__TO DO__
Omit every picture, and retype the lines that run from the beginning of the data below through the line containing "import plotly.graph_objects as go", inclusive.

__PROVIDED DATA__
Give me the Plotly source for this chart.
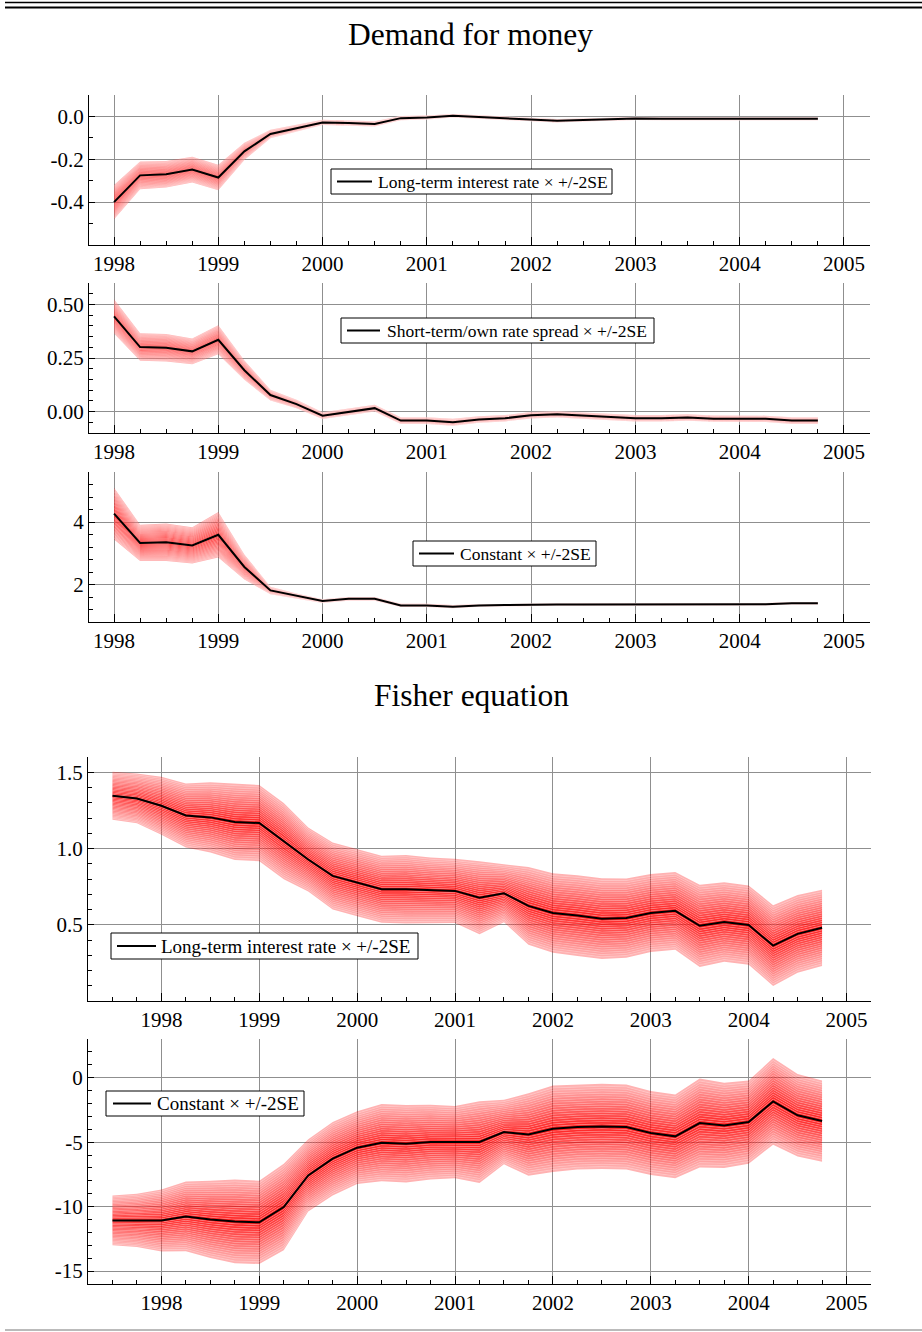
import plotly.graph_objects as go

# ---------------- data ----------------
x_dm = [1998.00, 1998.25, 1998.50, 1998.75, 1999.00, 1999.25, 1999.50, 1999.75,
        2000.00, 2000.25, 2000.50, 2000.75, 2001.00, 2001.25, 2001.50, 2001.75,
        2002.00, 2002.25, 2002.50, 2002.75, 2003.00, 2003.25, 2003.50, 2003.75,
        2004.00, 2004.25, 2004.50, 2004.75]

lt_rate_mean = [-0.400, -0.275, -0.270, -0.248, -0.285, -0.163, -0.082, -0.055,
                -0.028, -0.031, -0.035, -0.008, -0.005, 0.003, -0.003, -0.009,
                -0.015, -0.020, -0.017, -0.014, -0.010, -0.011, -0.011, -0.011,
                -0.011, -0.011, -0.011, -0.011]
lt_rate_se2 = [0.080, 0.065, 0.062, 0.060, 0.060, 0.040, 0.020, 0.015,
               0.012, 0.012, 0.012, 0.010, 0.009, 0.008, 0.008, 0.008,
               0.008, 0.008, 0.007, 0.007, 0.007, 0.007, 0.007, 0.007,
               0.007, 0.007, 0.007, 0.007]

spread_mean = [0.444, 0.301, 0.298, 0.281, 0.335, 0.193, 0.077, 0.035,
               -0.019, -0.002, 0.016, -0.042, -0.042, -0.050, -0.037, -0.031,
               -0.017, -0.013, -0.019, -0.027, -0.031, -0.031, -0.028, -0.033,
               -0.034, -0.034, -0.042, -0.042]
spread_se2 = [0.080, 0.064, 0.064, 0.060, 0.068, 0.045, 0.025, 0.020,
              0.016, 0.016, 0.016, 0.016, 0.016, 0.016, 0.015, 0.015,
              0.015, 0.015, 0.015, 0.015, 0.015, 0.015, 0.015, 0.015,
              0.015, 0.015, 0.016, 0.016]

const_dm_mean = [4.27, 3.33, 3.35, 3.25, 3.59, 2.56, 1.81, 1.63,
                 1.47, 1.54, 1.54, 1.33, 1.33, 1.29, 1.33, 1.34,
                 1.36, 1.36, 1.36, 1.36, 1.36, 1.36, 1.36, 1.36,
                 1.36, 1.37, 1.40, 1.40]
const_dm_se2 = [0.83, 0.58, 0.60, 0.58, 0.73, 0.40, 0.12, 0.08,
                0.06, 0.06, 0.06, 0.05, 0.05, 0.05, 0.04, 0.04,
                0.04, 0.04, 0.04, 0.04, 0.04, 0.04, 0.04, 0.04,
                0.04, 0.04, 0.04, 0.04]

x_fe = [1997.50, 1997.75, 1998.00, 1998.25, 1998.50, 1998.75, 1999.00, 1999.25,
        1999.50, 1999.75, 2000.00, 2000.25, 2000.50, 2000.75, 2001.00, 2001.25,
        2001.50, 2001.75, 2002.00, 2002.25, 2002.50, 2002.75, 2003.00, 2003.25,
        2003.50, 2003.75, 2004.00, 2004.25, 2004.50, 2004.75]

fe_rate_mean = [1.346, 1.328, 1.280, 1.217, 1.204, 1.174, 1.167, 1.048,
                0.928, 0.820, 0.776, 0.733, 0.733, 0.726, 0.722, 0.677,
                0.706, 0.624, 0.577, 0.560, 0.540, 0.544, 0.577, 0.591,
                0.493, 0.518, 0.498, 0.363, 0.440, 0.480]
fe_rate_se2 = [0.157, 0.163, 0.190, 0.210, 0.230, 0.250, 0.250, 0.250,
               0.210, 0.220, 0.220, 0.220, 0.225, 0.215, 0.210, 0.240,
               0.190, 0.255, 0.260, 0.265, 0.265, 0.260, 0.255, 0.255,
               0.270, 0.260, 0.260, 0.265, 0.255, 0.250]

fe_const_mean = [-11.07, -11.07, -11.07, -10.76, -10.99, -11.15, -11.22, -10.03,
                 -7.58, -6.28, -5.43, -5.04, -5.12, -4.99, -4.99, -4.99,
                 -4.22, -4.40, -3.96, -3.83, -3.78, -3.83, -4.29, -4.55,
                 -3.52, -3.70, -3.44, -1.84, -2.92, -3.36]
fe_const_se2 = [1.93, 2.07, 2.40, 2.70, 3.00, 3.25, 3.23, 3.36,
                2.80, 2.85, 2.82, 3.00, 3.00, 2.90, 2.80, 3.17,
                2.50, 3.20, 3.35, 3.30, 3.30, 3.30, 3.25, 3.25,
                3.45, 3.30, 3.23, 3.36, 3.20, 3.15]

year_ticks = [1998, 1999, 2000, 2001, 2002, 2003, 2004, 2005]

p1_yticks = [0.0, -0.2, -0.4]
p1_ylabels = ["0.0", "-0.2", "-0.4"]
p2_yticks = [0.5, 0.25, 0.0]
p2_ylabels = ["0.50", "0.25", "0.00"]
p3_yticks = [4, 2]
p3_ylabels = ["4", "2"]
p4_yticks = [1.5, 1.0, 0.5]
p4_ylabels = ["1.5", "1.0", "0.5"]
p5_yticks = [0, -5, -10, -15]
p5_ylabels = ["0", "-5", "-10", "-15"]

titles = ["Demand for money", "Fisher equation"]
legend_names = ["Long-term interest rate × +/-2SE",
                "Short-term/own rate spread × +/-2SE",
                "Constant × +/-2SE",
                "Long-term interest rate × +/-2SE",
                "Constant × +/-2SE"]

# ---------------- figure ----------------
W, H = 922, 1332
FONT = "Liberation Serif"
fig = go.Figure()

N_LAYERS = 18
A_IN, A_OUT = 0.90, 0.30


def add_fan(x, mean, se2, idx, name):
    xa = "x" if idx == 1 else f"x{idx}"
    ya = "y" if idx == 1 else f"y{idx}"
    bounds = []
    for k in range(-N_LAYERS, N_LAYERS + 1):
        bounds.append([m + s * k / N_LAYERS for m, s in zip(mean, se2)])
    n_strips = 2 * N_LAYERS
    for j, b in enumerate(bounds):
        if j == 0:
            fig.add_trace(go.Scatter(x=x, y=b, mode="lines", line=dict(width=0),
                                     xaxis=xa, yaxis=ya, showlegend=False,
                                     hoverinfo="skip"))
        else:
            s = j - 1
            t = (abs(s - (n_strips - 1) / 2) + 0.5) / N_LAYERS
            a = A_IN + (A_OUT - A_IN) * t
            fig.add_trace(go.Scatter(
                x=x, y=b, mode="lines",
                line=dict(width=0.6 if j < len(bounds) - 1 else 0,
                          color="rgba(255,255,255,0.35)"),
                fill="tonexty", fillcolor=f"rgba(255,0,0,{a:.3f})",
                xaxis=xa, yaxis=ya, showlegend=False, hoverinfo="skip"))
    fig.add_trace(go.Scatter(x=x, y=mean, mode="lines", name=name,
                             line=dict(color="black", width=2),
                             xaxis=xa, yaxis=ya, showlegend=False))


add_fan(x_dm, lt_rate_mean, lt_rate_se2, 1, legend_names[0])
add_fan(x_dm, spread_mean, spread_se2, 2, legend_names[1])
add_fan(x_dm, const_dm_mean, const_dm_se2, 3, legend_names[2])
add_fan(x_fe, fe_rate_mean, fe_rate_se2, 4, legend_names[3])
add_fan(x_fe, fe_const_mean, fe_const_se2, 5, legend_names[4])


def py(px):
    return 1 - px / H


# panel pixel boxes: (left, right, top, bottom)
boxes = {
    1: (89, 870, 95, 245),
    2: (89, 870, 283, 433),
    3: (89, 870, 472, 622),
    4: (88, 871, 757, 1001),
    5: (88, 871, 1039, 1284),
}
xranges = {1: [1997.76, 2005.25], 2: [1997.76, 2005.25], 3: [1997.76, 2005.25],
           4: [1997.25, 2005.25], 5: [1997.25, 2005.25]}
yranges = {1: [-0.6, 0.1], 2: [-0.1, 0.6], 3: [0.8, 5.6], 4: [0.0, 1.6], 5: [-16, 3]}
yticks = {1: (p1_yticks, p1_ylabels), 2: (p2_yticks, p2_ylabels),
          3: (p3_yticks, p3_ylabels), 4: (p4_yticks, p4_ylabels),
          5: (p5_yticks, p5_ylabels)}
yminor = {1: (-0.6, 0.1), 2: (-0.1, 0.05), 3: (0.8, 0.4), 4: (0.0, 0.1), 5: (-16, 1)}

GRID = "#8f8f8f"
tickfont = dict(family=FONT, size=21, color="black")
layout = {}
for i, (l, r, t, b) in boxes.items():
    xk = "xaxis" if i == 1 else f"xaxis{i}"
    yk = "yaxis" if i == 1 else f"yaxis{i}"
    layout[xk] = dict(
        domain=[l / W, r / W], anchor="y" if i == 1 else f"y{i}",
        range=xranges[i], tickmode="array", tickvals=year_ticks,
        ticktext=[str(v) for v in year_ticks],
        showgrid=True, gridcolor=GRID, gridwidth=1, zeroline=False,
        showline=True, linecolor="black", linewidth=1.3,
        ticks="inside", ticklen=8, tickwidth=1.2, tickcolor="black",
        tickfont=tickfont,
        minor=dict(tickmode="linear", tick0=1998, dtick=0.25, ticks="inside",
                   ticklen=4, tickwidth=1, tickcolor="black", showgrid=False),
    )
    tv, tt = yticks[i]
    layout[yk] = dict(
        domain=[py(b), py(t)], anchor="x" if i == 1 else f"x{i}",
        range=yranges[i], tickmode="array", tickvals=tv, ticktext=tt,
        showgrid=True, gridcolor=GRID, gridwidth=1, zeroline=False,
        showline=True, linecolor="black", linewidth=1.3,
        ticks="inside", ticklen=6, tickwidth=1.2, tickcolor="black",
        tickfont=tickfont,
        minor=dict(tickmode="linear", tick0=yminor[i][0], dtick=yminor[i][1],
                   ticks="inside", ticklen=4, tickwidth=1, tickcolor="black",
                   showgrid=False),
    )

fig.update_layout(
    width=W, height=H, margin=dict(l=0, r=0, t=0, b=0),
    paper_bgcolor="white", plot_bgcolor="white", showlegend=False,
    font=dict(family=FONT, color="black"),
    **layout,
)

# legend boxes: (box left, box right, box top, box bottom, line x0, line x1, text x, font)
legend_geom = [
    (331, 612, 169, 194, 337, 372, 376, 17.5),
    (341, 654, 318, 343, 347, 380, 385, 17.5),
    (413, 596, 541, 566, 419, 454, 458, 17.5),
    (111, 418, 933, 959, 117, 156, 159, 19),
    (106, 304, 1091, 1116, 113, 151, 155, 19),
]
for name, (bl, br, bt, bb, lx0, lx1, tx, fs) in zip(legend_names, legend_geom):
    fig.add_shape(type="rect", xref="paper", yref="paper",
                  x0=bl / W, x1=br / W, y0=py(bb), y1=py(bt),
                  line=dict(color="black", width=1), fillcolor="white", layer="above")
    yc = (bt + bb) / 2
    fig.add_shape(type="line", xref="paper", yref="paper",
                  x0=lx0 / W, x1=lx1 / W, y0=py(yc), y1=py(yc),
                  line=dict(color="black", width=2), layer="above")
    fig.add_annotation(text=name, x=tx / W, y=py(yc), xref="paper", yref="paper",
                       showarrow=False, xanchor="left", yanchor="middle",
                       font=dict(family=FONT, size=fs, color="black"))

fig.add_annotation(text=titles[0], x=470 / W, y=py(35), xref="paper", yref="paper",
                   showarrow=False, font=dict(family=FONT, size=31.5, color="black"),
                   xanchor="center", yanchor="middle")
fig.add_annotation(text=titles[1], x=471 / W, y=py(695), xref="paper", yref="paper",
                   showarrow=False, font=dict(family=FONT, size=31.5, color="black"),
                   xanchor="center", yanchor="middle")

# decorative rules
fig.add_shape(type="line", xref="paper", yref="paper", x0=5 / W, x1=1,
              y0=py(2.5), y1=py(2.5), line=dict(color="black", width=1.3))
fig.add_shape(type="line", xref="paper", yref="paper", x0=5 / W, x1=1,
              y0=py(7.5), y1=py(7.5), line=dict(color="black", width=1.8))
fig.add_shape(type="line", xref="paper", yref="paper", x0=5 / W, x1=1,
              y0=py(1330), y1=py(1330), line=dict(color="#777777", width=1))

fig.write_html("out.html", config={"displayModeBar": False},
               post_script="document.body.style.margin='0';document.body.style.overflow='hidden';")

__EXERCISE RESPONSE__
Give me the Plotly source for this chart.
import plotly.graph_objects as go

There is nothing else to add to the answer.